Like the president said in his speech, I was one of those students whose parents said to themselves "I didn't get to go to college, but maybe my children can." Their hope was to provide their children with the kinds of education and opportunities they never had.

That was their dream. I inherited that dream. We sat down more than twenty years ago, took a deep breath, and together we invested in that dream.

Today, I'm a parent who has dreams for his own children. I'm the parent of a bright third-grader with dreams of his own. I'm the parent of a nine-year-old who recently captained his class team in the third grade "Geography Bee", and who speaks in terms of when he goes to college, not if.  Like me, he picked that up from his parents.

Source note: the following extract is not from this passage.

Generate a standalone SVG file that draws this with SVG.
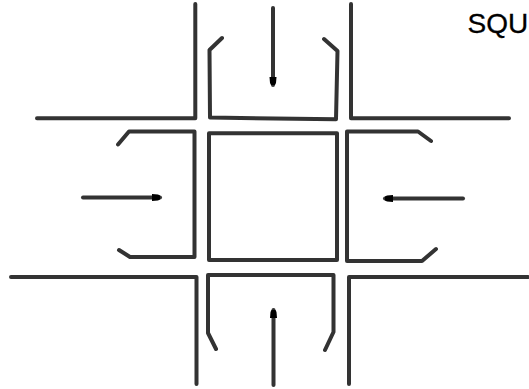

One of us is the son of working class parents who believed education would mean a better life for their children.

One of us is the son of immigrants who knew education would help their children the way it helped them. Together, my husband and I are working to secure for our children the same dreams our parents held for us.

We made sure both of our sons had college savings accounts before they could even talk. We hope those savings will be enough when it's time to send out children off to college. But given the rate at which tuition keeps going up, there's no guarantee that our children (and us, along with them) won't have to deal with the difficulties of student debt.

Am I student debt free, at last? I can only hope.

Unlike the student loan industry's favorite legislator, because of my own experiences I have a lot of sympathy for today's for what today's graduates — and future graduates — and their families face.